Nifty Teaching

Published: Feb 23, 2011

Nifty Teaching

For about 300 middle schools students in western Maryland, a recent science class masqueraded as a paper-airplane competition. Anne Spence, an assistant professor of mechanical engineering at UMBC, divided groups of students at St. John Regional Catholic School into teams to design single-sheet planes, awarding points to those whose models reliably flew the farthest.

At Huntingtown High School in southern Maryland’s Calvert County, students in advanced placement and honors chemistry classes also got a fresh perspective on science when Mark Perks, a senior lecturer in UMBC’s Department of Chemistry and Biochemistry, handed them molecular model kits to demonstrate how identical groups of atoms can take on radically different structures.

The lessons were meant to be fun, but they were also part of a broad effort to ignite scientific interest in local schools as part of the USA Science and Engineering Festival. Spence and Perks were selected to be part of the “Nifty Fifty,” a group of slightly more than 50 leading educators and researchers from across the country.

Other members of the Nifty Fifty included Francis Collins, Director of the National Institutes of Health, and Tony Fauci, Director of the National Institute of Allergy and Infectious Diseases (NIAID).

“It was a real honor to be a part of the Nifty Fifty and to spend a day with Maryland high school students,” Perks said. “There’s such a need in this country for more scientists — programs like this one can provide the necessary spark to put someone on that path.”

The festival concluded with an expo on the National Mall Oct. 23-24.

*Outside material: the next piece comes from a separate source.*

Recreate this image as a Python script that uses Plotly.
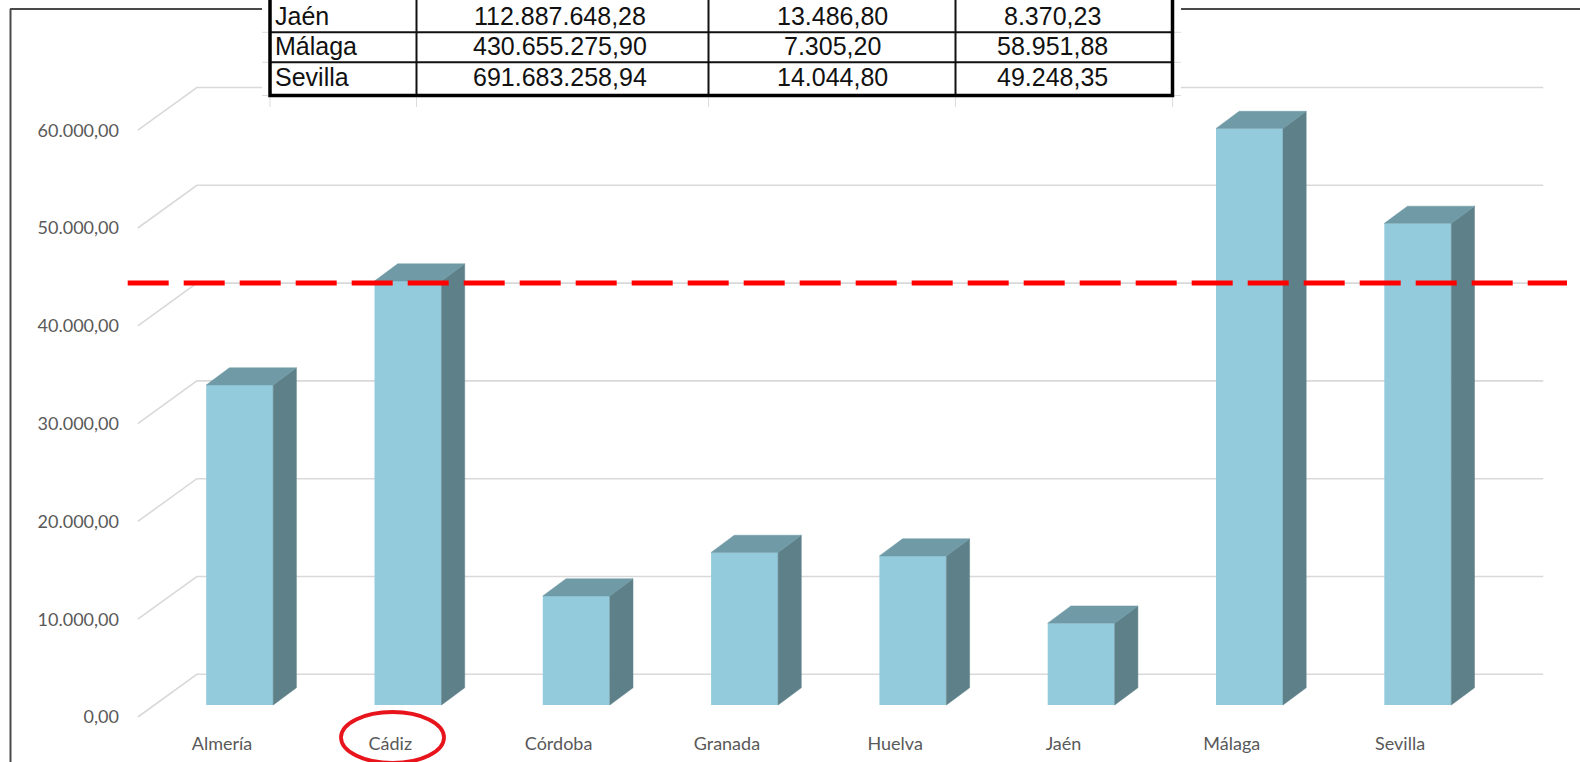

The work getting young people interested in science and engineering continues. Spence is the director of the state’s Project Lead the Way affiliate, which has provided an engineering curriculum in more than 100 Maryland schools. Spence said the airplane activity she recently taught at St. John Regional Catholic School in Frederick is just an example of the kind of hands-on lesson that can make science and engineering meaningful to students.

“So many kids get the mistaken idea that studying science and engineering has to be boring and difficult,” she said. “When they see they can solve real problems and make new things, many students start mastering the tricky stuff, almost by accident.”